Of those infected with dengue fever, about 1.25 million each year will die. Dengue is spread between humans by the bite of Aedes aegypti, the mosquito species also known for transmitting yellow fever.
Normally, when the cells of a mosquito become infected with the disease, the virus spreads to other cells, amplifying the virus.
“And then the virus gets transmitted to a human when the mosquito takes a blood meal,” Fraser explains. “That’s the way the mosquito acts as a vector for the virus.”
Fraser and his team of researchers have been successful in developing a ribozyme effector gene—a gene that effects the suppression of dengue virus in mosquito cells.
Fraser’s strategy arms mosquito cells with the ribozyme, so that if cells become infected with dengue, the ribozyme attacks the virus’ RNA genome, creating new messenger RNA molecules that cause the cell to die.
So far, the strategy is working.
And the potential is exciting, Fraser says. While his current research may result in the creation of mosquitoes incapable of transmitting dengue fever, he also can see the same strategy being used to combat two other human virus diseases—HIV and Hepatitis C.

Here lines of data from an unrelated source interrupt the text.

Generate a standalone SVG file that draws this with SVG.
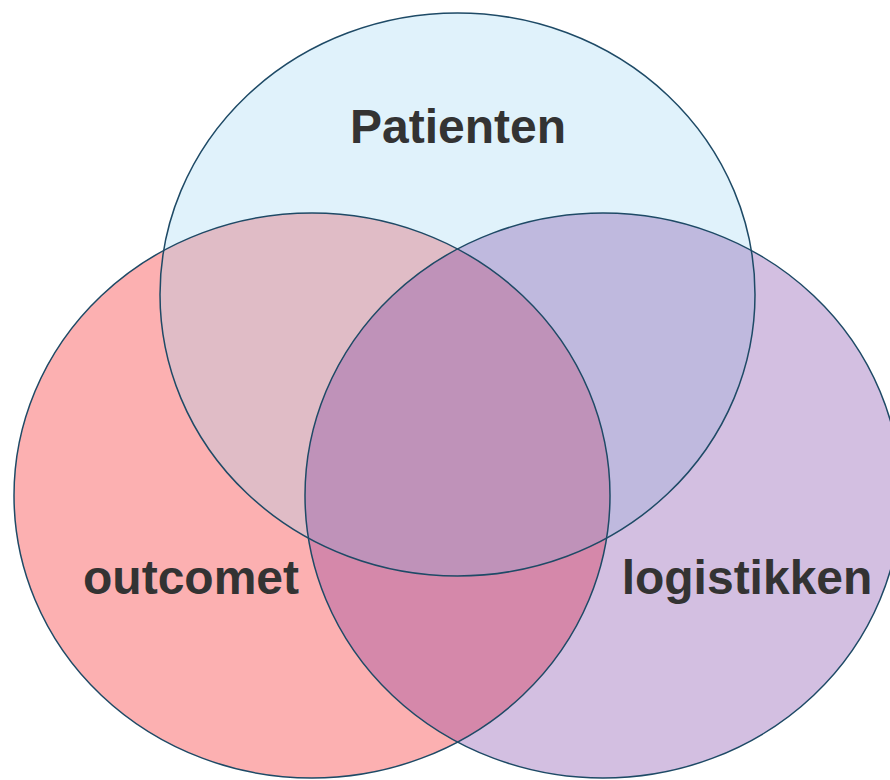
<svg xmlns="http://www.w3.org/2000/svg" width="890" height="780" viewBox="0 0 890 780">
<style>
.lbl{font-family:"Liberation Sans",Arial,sans-serif;font-weight:bold;font-size:48px;fill:#333333;text-anchor:middle}
.ol{fill:none;stroke:#1E4A66;stroke-width:1.5}
</style>
<defs>
<ellipse id="eT" cx="457.5" cy="294.5" rx="297.5" ry="281.5"/>
<ellipse id="eL" cx="312" cy="495.5" rx="298" ry="282.5"/>
<ellipse id="eR" cx="603" cy="495.5" rx="298" ry="282.5"/>
<clipPath id="cT"><use href="#eT"/></clipPath>
<clipPath id="cL"><use href="#eL"/></clipPath>
<clipPath id="cTL" clip-path="url(#cL)"><use href="#eT"/></clipPath>
</defs>
<rect width="890" height="780" fill="#FFFFFF"/>
<g id="top"><use href="#eT" fill="#E0F2FB"/></g>
<g id="left"><use href="#eL" fill="#FCB0B1"/></g>
<g id="right"><use href="#eR" fill="#D3BFE1"/></g>
<g id="overlaps">
<use href="#eL" fill="#E0BCC6" clip-path="url(#cT)"/>
<use href="#eR" fill="#BFB9DE" clip-path="url(#cT)"/>
<use href="#eR" fill="#D588AA" clip-path="url(#cL)"/>
<use href="#eR" fill="#BF92B9" clip-path="url(#cTL)"/>
</g>
<g id="outlines">
<use href="#eT" class="ol"/>
<use href="#eL" class="ol"/>
<use href="#eR" class="ol"/>
</g>
<g id="labels">
<text class="lbl" x="458" y="143">Patienten</text>
<text class="lbl" x="191" y="594">outcomet</text>
<text class="lbl" x="747" y="594">logistikken</text>
</g>
</svg>
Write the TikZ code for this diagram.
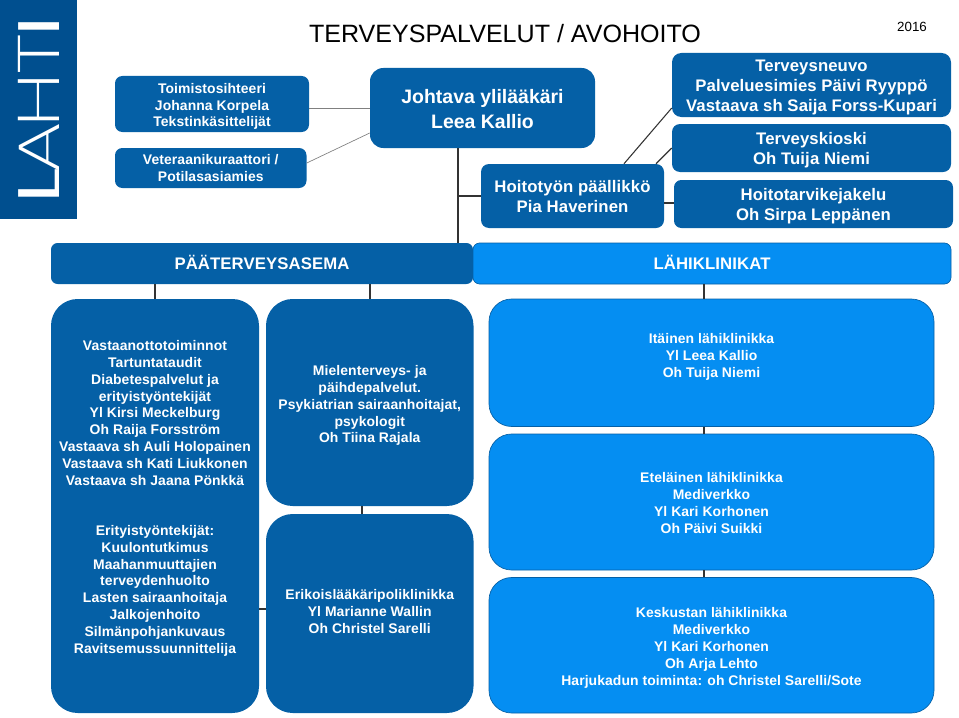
\documentclass[tikz,border=0pt]{standalone}
\usepackage{fontspec}
\setmainfont{Liberation Sans}
\newfontfamily\lbl[LetterSpace=0.6]{Liberation Sans Bold}
\newfontfamily\lblb{Liberation Sans Bold}
\newfontfamily\logofont{Poppins ExtraLight}
\newfontfamily\logoheavy{Poppins}
\definecolor{dk}{HTML}{0560A6}
\definecolor{lt}{HTML}{058EF2}
\definecolor{logoblue}{HTML}{004F8F}
\definecolor{ln}{HTML}{333333}
\tikzset{x=0.75pt,y=-0.75pt,
 bx/.style={rounded corners=#1,inner sep=0pt,text=white,anchor=center},
 dkb/.style={bx=#1,fill=dk},
 ltb/.style={bx=#1,fill=lt,draw=dk,line width=0.5pt},
 conn/.style={draw=ln,line width=1.3pt},
 fine conn/.style={draw=ln,line width=0.8pt},
 thin conn/.style={draw=gray,line width=0.5pt},
}
% name, x1, y1, x2, y2, style, content
\newcommand{\B}[7]{\node[#6,minimum width=#4*0.75pt-#2*0.75pt,minimum height=#5*0.75pt-#3*0.75pt] (#1) at ({(#2+#4)/2},{(#3+#5)/2}) {#7};}
\newcommand{\Tf}[4]{\smash{\raisebox{#1}{\makebox[0pt]{\fontsize{#2}{#3}\lbl\begin{tabular}[c]{@{}c@{}}#4\end{tabular}}}}}
\newcommand{\Tb}[4]{\smash{\raisebox{#1}{\makebox[0pt]{\fontsize{#2}{#3}\lblb\begin{tabular}[c]{@{}c@{}}#4\end{tabular}}}}}
\renewcommand{\arraystretch}{1}
\setlength{\tabcolsep}{0pt}
\begin{document}
\begin{tikzpicture}
\useasboundingbox (0,0) rectangle (959,717);
\fill[white] (0,0) rectangle (959,717);
\node[fill=logoblue,minimum width=57.75pt,minimum height=164.6pt,inner sep=0pt,text=white,font=\fontsize{44}{44}\selectfont] (logo) at (38.5,109.75) {\rotatebox{90}{\scalebox{1.4}[1]{{\logoheavy L}\kern-3pt{\logofont A}\kern-3pt{\logofont H}\kern-1pt{\logofont T}\kern-1pt{\logoheavy I}}}};
\node[inner sep=0pt,font=\fontsize{18.8}{22}\selectfont] (title) at (505,34) {TERVEYSPALVELUT / AVOHOITO};
\node[inner sep=0pt,font=\fontsize{10}{12}\selectfont] (year) at (912,27) {2016};
\B{toim}{115}{76}{309}{132}{dkb=5.5pt}{\Tf{-4.5pt}{10.45}{12.64}{Toimistosihteeri\\Johanna Korpela\\Tekstinkäsittelijät}}
\B{vet}{115}{148}{306.5}{188}{dkb=5.5pt}{\Tf{-3.75pt}{10.45}{12.64}{Veteraanikuraattori /\\Potilasasiamies}}
\B{joh}{370}{68}{595}{148}{dkb=10pt}{\Tb{-6pt}{14.6}{18}{Johtava ylilääkäri\\Leea Kallio}}
\B{hoi}{481}{164}{664}{228}{dkb=6pt}{\Tf{-4.75pt}{12.55}{15.2}{Hoitotyön päällikkö\\Pia Haverinen}}
\B{neu}{672}{53}{951}{117}{dkb=7pt}{\Tf{-4.75pt}{12.55}{15.2}{Terveysneuvo\\Palveluesimies Päivi Ryyppö\\Vastaava sh Saija Forss-Kupari}}
\B{kio}{672}{124}{951}{172}{dkb=6pt}{\Tf{-5pt}{12.55}{15.2}{Terveyskioski\\Oh Tuija Niemi}}
\B{tarv}{674}{180}{953}{228}{dkb=5.5pt}{\Tf{-4.75pt}{12.55}{15.2}{Hoitotarvikejakelu\\Oh Sirpa Leppänen}}
\B{pta}{51}{243}{473}{284}{dkb=5pt}{\Tf{-4.75pt}{12.55}{15}{PÄÄTERVEYSASEMA}}
\B{lah}{473}{243}{951}{284}{ltb=5pt}{\Tf{-4.75pt}{12.55}{15}{LÄHIKLINIKAT}}
\B{vas}{51}{299}{259}{713}{dkb=20pt}{\Tf{3.1pt}{10.45}{12.6}{Vastaanottotoiminnot\\Tartuntataudit\\Diabetespalvelut ja\\erityistyöntekijät\\Yl Kirsi Meckelburg\\Oh Raija Forsström\\Vastaava sh Auli Holopainen\\Vastaava sh Kati Liukkonen\\Vastaava sh Jaana Pönkkä\\[12.6pt]\\Erityistyöntekijät:\\Kuulontutkimus\\Maahanmuuttajien\\terveydenhuolto\\Lasten sairaanhoitaja\\Jalkojenhoito\\Silmänpohjankuvaus\\Ravitsemussuunnittelija}}
\B{mie}{266}{299}{473.5}{506}{dkb=20pt}{\Tf{-5pt}{10.45}{12.64}{Mielenterveys- ja\\päihdepalvelut.\\Psykiatrian sairaanhoitajat,\\psykologit\\Oh Tiina Rajala}}
\B{eri}{266}{514}{473.5}{713}{dkb=20pt}{\Tf{-2.25pt}{10.45}{12.64}{Erikoislääkäripoliklinikka\\Yl Marianne Wallin\\Oh Christel Sarelli}}
\B{ita}{489}{299}{934}{426.5}{ltb=17pt}{\Tf{1.5pt}{10.45}{12.64}{Itäinen lähiklinikka\\Yl Leea Kallio\\Oh Tuija Niemi}}
\B{ete}{489}{434}{934}{570}{ltb=17pt}{\Tf{-4.5pt}{10.45}{12.64}{Eteläinen lähiklinikka\\Mediverkko\\Yl Kari Korhonen\\Oh Päivi Suikki}}
\B{kes}{489}{577.5}{934}{713}{ltb=17pt}{\Tf{-4.5pt}{10.45}{12.64}{Keskustan lähiklinikka\\Mediverkko\\Yl Kari Korhonen\\Oh Arja Lehto\\Harjukadun toiminta: oh Christel Sarelli/Sote}}
% connectors
\draw[thin conn] (toim.east |- 0,108) -- (joh.west |- 0,108);
\draw[thin conn] (vet.east |- 0,163) -- (joh.west |- 0,133);
\draw[conn] (458,0 |- joh.south) -- (458,0 |- pta.north);
\draw[conn] (458,196) -- (hoi.west |- 0,196);
\draw[fine conn] (624,0 |- hoi.north) -- (neu.west |- 0,108);
\draw[fine conn] (656,0 |- hoi.north) -- (kio.west |- 0,148);
\draw[fine conn] (hoi.east |- 0,203) -- (tarv.west |- 0,203);
\draw[conn] (155,0 |- pta.south) -- (155,0 |- vas.north);
\draw[conn] (370,0 |- pta.south) -- (370,0 |- mie.north);
\draw[conn] (704,0 |- lah.south) -- (704,0 |- ita.north);
\draw[conn] (362,0 |- mie.south) -- (362,0 |- eri.north);
\draw[conn] (vas.east |- 0,609) -- (eri.west |- 0,609);
\draw[conn] (704,0 |- ita.south) -- (704,0 |- ete.north);
\draw[conn] (704,0 |- ete.south) -- (704,0 |- kes.north);
\end{tikzpicture}
\end{document}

The next step in the dengue fever research will involve developing and testing transgenic mosquitoes.
“Our goal is to show that these mosquitoes cannot transmit the disease because they are protected from infection by this ribozyme,” he says. “If we can demonstrate that, then we have to figure out whether the protection is stable over the long term—over many generations.”

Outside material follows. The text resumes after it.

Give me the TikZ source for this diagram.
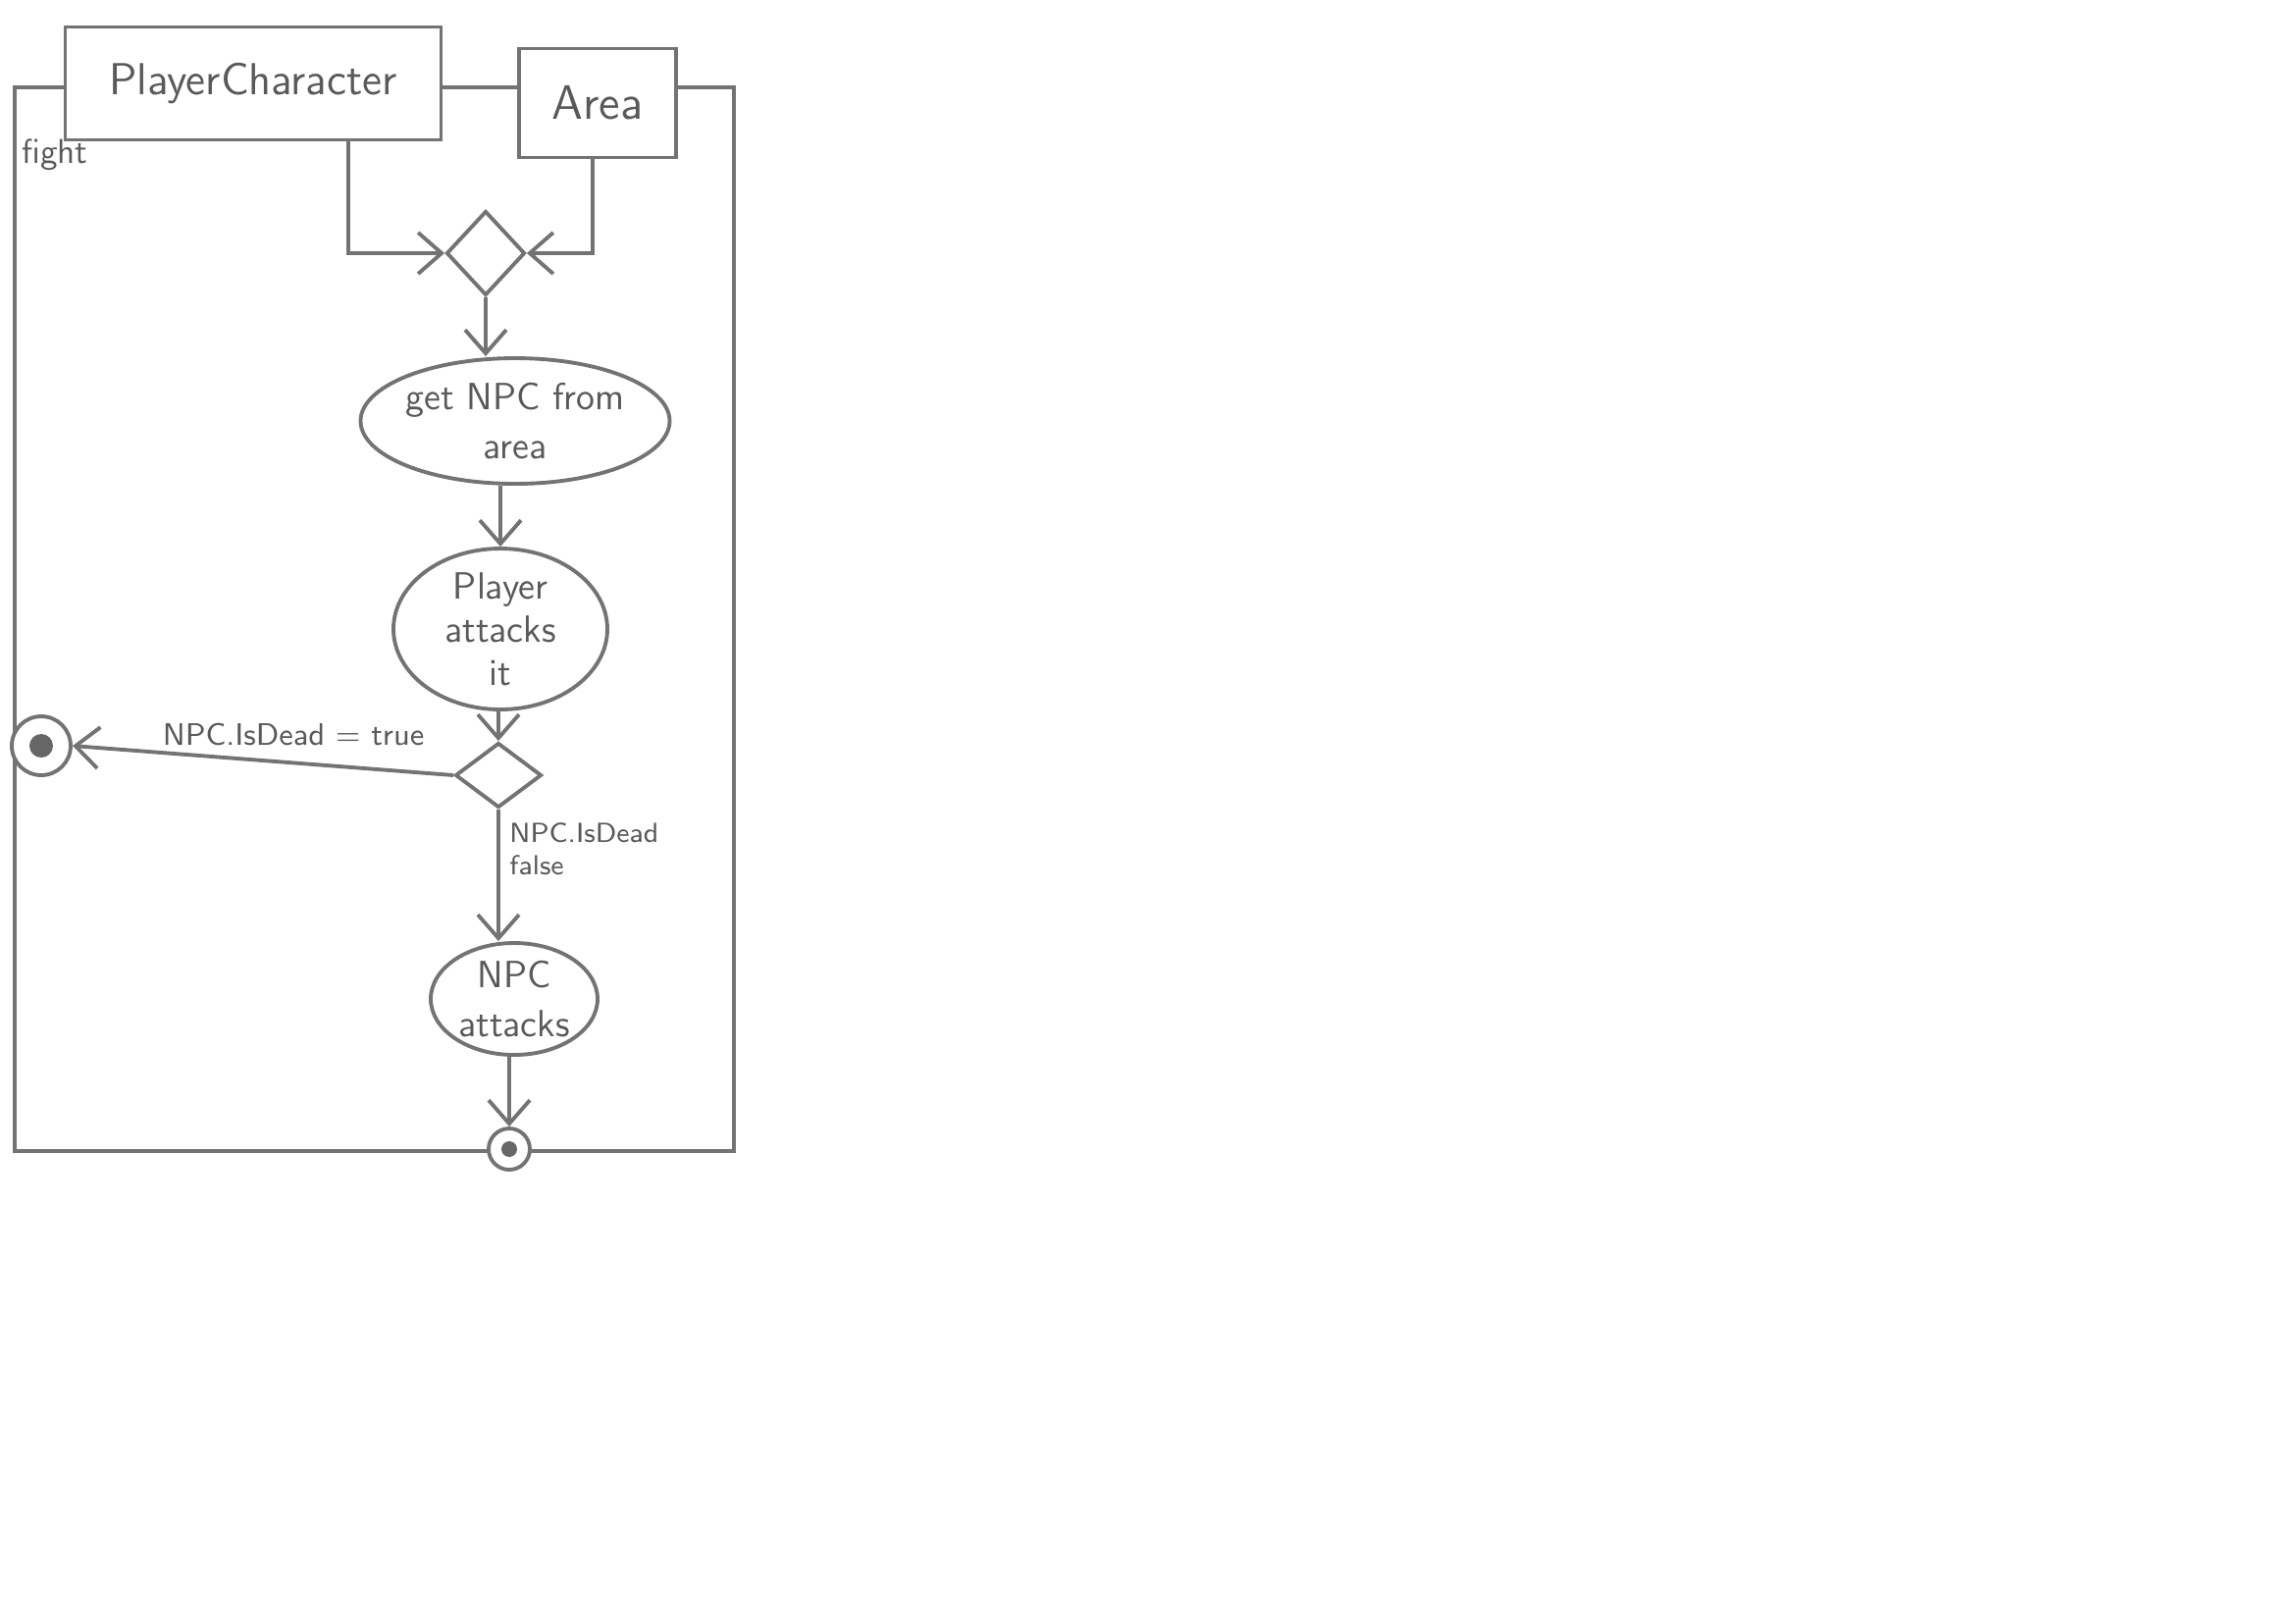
\documentclass[tikz,border=0pt]{standalone}
\usetikzlibrary{shapes.geometric,arrows.meta}
\begin{document}
\begin{tikzpicture}[x=0.1mm,y=-0.1mm,
  pencil/.style={draw=black!55,line width=1.1pt},
  txt/.style={text=black!65,font=\sffamily},
  objbox/.style={pencil,txt,fill=white,rectangle,inner sep=0pt},
  action/.style={pencil,txt,fill=white,ellipse,inner sep=0pt,align=center},
  choice/.style={pencil,fill=white,diamond,inner sep=0pt},
  finalnode/.style={pencil,fill=white,circle,inner sep=0pt},
  flow/.style={pencil,-{Straight Barb[length=2.4mm,width=4.2mm]}},
  guard/.style={txt,inner sep=1pt}]
\useasboundingbox (0,0) rectangle (2338,1654);
% frame of the activity
\node[pencil,rectangle,minimum width=73.3mm,minimum height=108.4mm,inner sep=0pt] (frame) at (381.5,631) {};
\node[txt,font=\sffamily\fontsize{10}{12}\selectfont] (fightlbl) at (56,158) {fight};
% objects
\node[objbox,minimum width=38.3mm,minimum height=11.5mm,font=\sffamily\fontsize{13}{15}\selectfont] (pc) at (258,85) {PlayerCharacter};
\node[objbox,minimum width=16mm,minimum height=11.1mm,font=\sffamily\fontsize{14}{16}\selectfont] (area) at (609,105) {Area};
% join
\node[choice,minimum width=8mm,minimum height=8.6mm] (join) at (495,258) {};
% actions
\node[action,minimum width=29.2mm,minimum height=12.8mm,font=\sffamily\fontsize{11}{14}\selectfont] (get) at (525,429) {get NPC from\\area};
\node[action,minimum width=21.8mm,minimum height=16.4mm,font=\sffamily\fontsize{11}{12.5}\selectfont] (patk) at (510,641) {Player\\attacks\\it};
\node[choice,minimum width=8.8mm,minimum height=6.6mm] (dec) at (508,790) {};
\node[action,minimum width=17mm,minimum height=11.4mm,font=\sffamily\fontsize{11}{14}\selectfont] (natk) at (524,1018) {NPC\\attacks};
% final nodes
\node[finalnode,minimum size=6mm] (fin1) at (42,760) {};
\fill[black!60] (fin1.center) circle (12);
\node[finalnode,minimum size=4.2mm] (fin2) at (519,1171) {};
\fill[black!60] (fin2.center) circle (8);
% connectors
\draw[flow] ([xshift=9.7mm]pc.south) |- (join.west);
\draw[flow] ([xshift=-0.5mm]area.south) |- (join.east);
\draw[flow] (join.south) -- (join.south |- get.north);
\draw[flow] (patk.north |- get.south) -- (patk.north);
\draw[flow] (patk.south -| dec.north) -- (dec.north);
\draw[flow] (dec.west) -- node[guard,pos=0.42,above=1.2mm,font=\sffamily\fontsize{9}{11}\selectfont] (lbltrue) {NPC.IsDead = true} (fin1.east);
\draw[flow] (dec.south) -- node[guard,pos=0.3,right=0.6mm,align=left,font=\sffamily\fontsize{8}{9.5}\selectfont] (lblfalse) {NPC.IsDead\\false} (dec.south |- natk.north);
\draw[flow] (natk.south -| fin2.north) -- (fin2.north);
\end{tikzpicture}
\end{document}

While Fraser is confident that he can create transgenic mosquitoes that do not transmit the disease, the critical problem will be replacing disease-carrying mosquitoes with the transgenic mosquitoes in areas where dengue is endemic.
“We need to basically do a population replacement, or as close to a population replacement as we can get,” he says.
Fraser’s research will likely be consolidated with another research project—focusing on introducing transgenic mosquitoes into the environment—conducted by a group at the University of California Irvine.
“It’s a natural congruence. I have the effector molecule and can make transgenic mosquitoes. They’ve been studying how we can get transgenic mosquitoes to become the predominate population. We needed to come together at some point to actually bring this to fruition,” Fraser explains.
The research is something that he couldn’t have done without the support of the Gates Foundation, he adds. “They gave me the chance to explore this. I had an idea, and they funded it.”
It’s one thing to study science for the sake of science, Fraser says.
“I’d rather be doing science that will help people. Not 70 years from now, but in my lifetime. I’m very excited that I may be able to do that. We may have a way of controlling dengue fever virus in the next 10 years.”